Case Presentation: A 71 years old white male, with a past medical history of severe eosinophilic asthma, was transferred to our hospital with hypoxemic respiratory failure and worsening infiltrates. Respiratory PCR was negative. The patient was febrile with T-max of 101 F, required 6 L of oxygen. Labs showed WBC 21,000, Hemoglobin was7.4, and Creatinine was 1.4. Repeat respiratory PCR was positive for Influenza A, COVID 19 was negative. The patient’s clinical condition and labs improved with Oseltamivir, Vancomycin, and Cefepime and oxygen requirement improved to 2 L. Within a few days, he deteriorated, developing a non-blanching rash on both lower extremities and hemoptysis. Renal function declined (Cr from 1.0 to 3.5) along with the progression of anemia and hypoxemia, requiring 5L of oxygen. UA showed 150 RBC, 2+ proteins and spot UPC of 1.73. CT chest showed new bilateral ground glass pulmonary infiltrates. Further workup showed positive ANCA serology >1:640, with anti-MPO Ab >100. A clinical diagnosis of ANCA vasculitis associated with Influenza-A, was established. The patient was started on induction therapy with pulse dose steroids and Cytoxan. Plasma exchange was not considered in light of the PEXIVAS trial, which did not show benefit on survival. Upon 6 weeks follow up, the patient improved. He maintained oxygen saturation in the 90s on room air with Creatinine improved to 1.4. Repeat CT chest showed almost complete resolution of the infiltrates. Repeat serology improved with c-ANCA Titer <1_20 and anti-MPO Ab <9.

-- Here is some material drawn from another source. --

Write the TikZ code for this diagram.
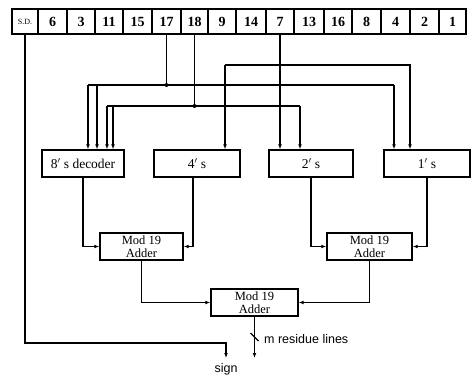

Discussion: ANCA associated vasculitis is a rare (1/20 million) small-vessel necrotizing vasculitis associated with ANCA, specific for either MPO or PR3, which involves multiple systems, especially lungs and kidneys. The pathogenesis is multifactorial and influenced by genetics, environmental factors, and the response of the innate and adaptive immune system. The mechanism involves ANCA-mediated excessive activation of neutrophils that subsequently release cytokines, reactive oxygen species and lytic enzymes. Bacterial infections have been thought to be an important factor in the initiation of this mechanism. ANCA associated vasculitis is a reported complication of Influenza Vaccine. One case has been reported regarding Influenza A-induced ANCA vasculitis with an elevated titer of anti-PR3. This would be the first case of Influenza A-induced vasculitis with elevated anti-MPO titer.
Conclusions: We postulate that, Influenza A infection might play a role via molecular mimicry in developing autoantibodies against the host immune response system, leading to ANCA vasculitis.